What is an interpreter?
Sometimes the term interpreter is used interchangeably with compiler and certainly, the two can be easily confused. So what are the main differences between these two?
- Compilers generally convert all of your code into machine code in one go, although as we have seen, this is not always the case. Interpreters convert your code one line at a time.
- Compilers generate generally convert to intermediate code first while interpreters do not. This makes a difference in memory usage.
- Compilers show all the bugs and errors generated in a program at the same time. Interpreters stop at the first error encountered so you can deal with each issue as a separate problem before you continue.
- Compile time tends to be more with compilers, their executable are more efficient. Interpreters are the reverse.
- More traditional languages like C, C++, and Java tend to use compilers while languages like Python, PHP, and Ruby tend to use interpreters.
Compilers for the Python programming language
You are spoiled for choice when it comes to great compilers/interpreters for Python and each has its advantages and disadvantages. Rather than just choose one that you love it’s worth looking at the project needs and deciding what will be the best one for the job. Here are some of the most popular compilers in use for Python today.
- PyCharm – one of the most popular.
- Spyder – very popular among engineers and scientists due to its excellent scientific environment.
- Pydev – preferred by most developers for its high usability.
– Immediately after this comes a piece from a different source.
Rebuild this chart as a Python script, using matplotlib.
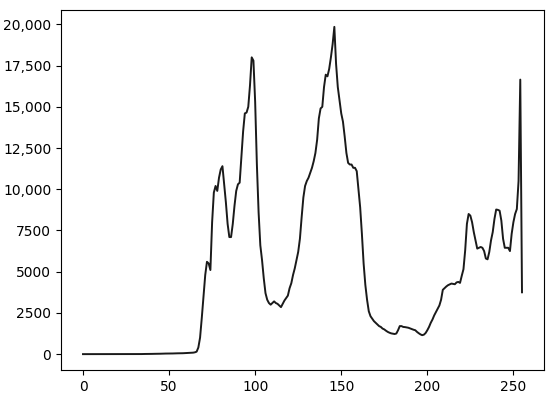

- Rodeo – for data scientists and analysts for its great extraction tools.
- IDLE – a great simple interface that is perfect for beginners.
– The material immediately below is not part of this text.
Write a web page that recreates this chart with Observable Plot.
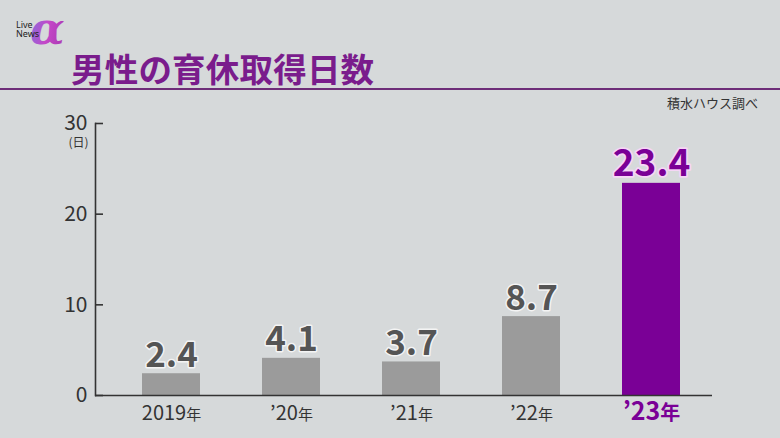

These are just some of the most popular but there are many more choices when it comes to compiling your Python code so don’t be afraid to look around for what works best for your needs.
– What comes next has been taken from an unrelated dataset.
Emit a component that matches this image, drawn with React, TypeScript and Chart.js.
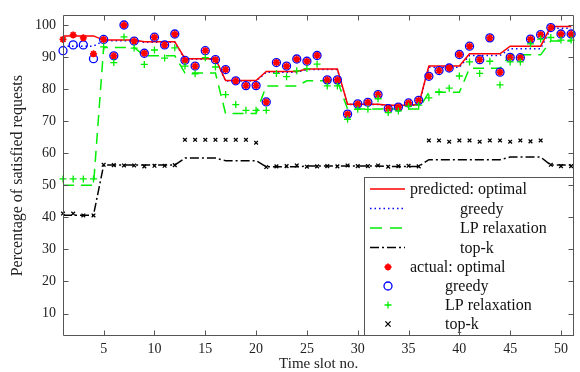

The Python Compilation Process
You will see a couple of file types generated when you compile your Python code, so what’s going on? The truth is that Python source code is both compiled and interpreted and here’s how that works. The first step is to save your human-readable files with the .py extension. These files are then compiled into byte code which goes on to be converted into machine code with the .pyc extension. The next big step is linking. In this phase, the various functions in your code are linked together with their definitions and become usable.
The compilation part of the process is essentially hidden from you, the programmer, and what you see on screen as you debug has the behaviour of an interpreter. For this reason, Python is said to be an ‘interpreted’ language. When you program with Python you’ll find you have the efficiency of compiled executable files with the ease of use of an interpreted language.